A cool side note: Flourish is now part of Canva. That means you can easily import flourish data into Canva. There will be even more interaction between the two services soon too, I’m sure.

Flourish is quite unique because it offers a wide range of data visualization formats to use in slides, presentations, or videos.

I love this tool, because a) it’s free and b) the possibilities for creating unique content are endless.


How I use the tool

Famously on YouTube, this tool (and similar tools) has been used to create bar chart races. You might have seen those. They’re all over YouTube and, to be honest, they’re not fun anymore (for me, at least). Here’s an example:

In contrast, the way I use the tool to create animated timelines hasn’t been explored much — if at all — on YouTube yet.

That’s fantastic because it means this niche is wide open and up for grabs. Not just for me, but for thousands of creators.

So, why am I not rich?

Honestly, over the past two years, I haven’t had the time to focus on that. It takes a little more effort to create these videos. I have a 9-to-5 job, 5 kids, Medium (which is going well at the moment), and a few other projects.

24 hours is not enough to fit YouTube in every day. A shame. This is hopefully going to change soon as I’ll be embarking on a full-time entrepreneurial journey from April on.


The magic formula: Line chart races

Let’s dive in. The data format I use to create animated timelines is called line chart race. In essence, this is a set of data points visualized by moving lines over a period of time.

To see an example of this format and my use of it, you can take a look at my video here (I have shared this a few times):


The technical aspect

Now, what does the backend of this video look like? I’ll show you. It’s not super complicated.

There are two tabs for the backend, one is the preview tab, the other is the data tab, see below.

Screenshot by author

In the latter, you insert all data points, structured in columns and rows, as well as resources like images or captions.

In the former, you design the actual line chart race animation with colors, speed, controls, formatting, and more. Try it yourself to see what’s possible.

Where do you get the data? That depends. You either collect it yourself or you’ll find a free data source online. I do both.


The process of turning a line chart race into a video

Once you set up the data and design, you can replay the animation in the preview tab.

Now, the free version of Flourish doesn’t allow you to export the finished project in any form other than as a .csv file.

How can you make a video then?

A little workaround: Just record your screen while you replay the video. This can be done on any PC with either built-in tools or added free software. Use full-screen mode for that.

Afterward, you might need to crop the video a little to get rid of the browser bar, etc., then you can import it into your video editing software of choice — I use the free Apple tool iMovie for this — then you add music and maybe some captions, text or images… and you’re done.

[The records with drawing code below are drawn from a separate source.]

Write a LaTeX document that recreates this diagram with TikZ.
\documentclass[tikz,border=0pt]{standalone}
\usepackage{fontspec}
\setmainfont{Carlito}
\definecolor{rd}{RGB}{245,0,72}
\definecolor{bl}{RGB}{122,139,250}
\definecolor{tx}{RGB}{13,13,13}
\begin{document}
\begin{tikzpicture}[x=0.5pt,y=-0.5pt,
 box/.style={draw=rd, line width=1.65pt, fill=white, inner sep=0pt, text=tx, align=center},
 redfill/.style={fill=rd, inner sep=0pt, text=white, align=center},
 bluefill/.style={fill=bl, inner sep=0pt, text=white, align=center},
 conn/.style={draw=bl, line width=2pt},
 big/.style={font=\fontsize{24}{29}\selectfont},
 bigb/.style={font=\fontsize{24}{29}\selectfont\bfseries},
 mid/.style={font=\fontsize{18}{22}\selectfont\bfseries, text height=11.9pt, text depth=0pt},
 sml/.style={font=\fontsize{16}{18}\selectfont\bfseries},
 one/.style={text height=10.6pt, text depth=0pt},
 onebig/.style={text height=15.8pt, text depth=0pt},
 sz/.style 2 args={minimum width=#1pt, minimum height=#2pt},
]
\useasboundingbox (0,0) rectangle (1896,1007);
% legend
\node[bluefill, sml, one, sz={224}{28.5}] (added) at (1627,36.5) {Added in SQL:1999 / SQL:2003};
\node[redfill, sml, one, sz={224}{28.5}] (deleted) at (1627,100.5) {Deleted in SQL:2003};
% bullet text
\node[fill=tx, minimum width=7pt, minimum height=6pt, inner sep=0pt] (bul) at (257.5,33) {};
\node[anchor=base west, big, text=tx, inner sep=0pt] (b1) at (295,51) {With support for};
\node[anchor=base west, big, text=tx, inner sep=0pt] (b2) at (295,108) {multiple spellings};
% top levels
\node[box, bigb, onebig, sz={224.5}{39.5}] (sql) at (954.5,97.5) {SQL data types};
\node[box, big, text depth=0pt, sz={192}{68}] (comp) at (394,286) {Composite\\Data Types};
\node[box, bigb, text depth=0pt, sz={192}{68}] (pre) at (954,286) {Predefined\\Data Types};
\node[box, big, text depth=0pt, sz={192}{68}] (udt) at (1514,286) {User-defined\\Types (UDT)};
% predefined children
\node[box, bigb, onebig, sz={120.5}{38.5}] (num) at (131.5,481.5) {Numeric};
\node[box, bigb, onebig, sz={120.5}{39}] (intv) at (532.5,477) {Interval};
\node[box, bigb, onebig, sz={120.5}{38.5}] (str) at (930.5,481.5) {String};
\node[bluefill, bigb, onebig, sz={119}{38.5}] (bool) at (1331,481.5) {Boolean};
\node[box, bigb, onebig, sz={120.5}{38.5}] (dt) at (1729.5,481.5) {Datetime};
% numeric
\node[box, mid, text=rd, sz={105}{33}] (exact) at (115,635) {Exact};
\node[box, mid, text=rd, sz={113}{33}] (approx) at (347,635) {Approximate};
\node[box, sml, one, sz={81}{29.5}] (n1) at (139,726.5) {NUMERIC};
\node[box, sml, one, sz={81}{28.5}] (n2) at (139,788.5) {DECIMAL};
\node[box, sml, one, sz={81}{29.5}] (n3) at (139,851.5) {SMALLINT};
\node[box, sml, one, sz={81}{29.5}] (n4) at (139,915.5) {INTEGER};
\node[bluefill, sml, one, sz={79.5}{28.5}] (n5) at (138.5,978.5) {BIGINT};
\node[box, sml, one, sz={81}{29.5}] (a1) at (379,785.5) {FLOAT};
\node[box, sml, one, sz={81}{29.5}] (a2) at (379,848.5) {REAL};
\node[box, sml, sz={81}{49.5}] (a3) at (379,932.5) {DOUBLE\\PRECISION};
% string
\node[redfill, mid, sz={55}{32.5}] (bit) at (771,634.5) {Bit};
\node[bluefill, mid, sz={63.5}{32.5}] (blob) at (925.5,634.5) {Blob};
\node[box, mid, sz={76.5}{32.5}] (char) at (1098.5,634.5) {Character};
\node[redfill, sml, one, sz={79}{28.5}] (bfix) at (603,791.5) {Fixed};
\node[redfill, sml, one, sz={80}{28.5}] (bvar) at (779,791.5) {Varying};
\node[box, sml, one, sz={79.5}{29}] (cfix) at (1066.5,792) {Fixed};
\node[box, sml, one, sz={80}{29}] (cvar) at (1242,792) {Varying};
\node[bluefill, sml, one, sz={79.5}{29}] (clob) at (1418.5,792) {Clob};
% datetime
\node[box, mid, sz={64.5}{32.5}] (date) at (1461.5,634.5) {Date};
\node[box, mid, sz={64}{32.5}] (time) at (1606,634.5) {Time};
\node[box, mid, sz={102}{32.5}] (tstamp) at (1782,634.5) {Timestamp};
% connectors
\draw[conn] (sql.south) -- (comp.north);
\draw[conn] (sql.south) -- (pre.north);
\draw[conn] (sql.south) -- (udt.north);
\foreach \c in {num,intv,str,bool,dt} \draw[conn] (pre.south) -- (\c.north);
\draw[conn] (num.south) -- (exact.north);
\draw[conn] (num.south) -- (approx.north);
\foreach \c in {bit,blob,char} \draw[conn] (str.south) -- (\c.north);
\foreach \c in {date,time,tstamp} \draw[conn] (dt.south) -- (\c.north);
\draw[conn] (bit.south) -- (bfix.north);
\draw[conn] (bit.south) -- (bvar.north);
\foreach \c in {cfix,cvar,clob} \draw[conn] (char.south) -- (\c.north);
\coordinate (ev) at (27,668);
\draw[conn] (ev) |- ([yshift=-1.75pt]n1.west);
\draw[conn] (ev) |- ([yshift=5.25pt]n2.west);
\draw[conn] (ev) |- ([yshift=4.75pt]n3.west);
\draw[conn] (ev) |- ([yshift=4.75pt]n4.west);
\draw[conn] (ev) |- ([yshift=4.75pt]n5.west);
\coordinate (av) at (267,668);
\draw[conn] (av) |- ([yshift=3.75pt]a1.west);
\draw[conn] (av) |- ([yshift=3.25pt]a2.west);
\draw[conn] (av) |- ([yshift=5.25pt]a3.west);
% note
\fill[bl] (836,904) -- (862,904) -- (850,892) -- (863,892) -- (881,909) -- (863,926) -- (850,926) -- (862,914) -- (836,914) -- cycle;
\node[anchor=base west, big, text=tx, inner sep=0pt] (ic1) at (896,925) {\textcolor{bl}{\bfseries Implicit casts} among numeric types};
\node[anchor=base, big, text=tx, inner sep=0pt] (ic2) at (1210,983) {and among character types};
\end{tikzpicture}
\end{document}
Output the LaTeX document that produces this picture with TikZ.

Upload it to YouTube and you’re good to go.


The bottom line

With the simple, yet powerful tool Flourish and a basic video editing software, you can create a plethora of data visualizations in a relatively short period of time and turn them into YouTube videos without ever having to be in front of the camera, talk into a mic, or pay for tools upfront.

You can even do that on an iPad, for example, given the tool is a web app. A phone might be too small.

The challenge?

The challenge now is coming up with interesting ideas for timelines and data structures.

Here are a couple of ideas:

  • create timelines of historic events and how they relate to each other or overlap in time. I tried that with war timelines.
  • create timelines about your favorite movies or TV shows and where they sit in time, related to each other
  • evolution is a good topic, just like the video above or this one.

I’m sure you’ll come up with some crazy awesome ideas to make use of this tool. I have a lot to learn as well. I’m not a pro. Not remotely close.

Fellow Medium writer Carlyn Beccia already shared an idea with me after my previous post about this tool. She writes nonfiction books for kids and sees this format of line chart races as a promotion opportunity for a book.

The possibilities are truly endless. And the learning curve is very flat. Give it a try, you’ll be surprised!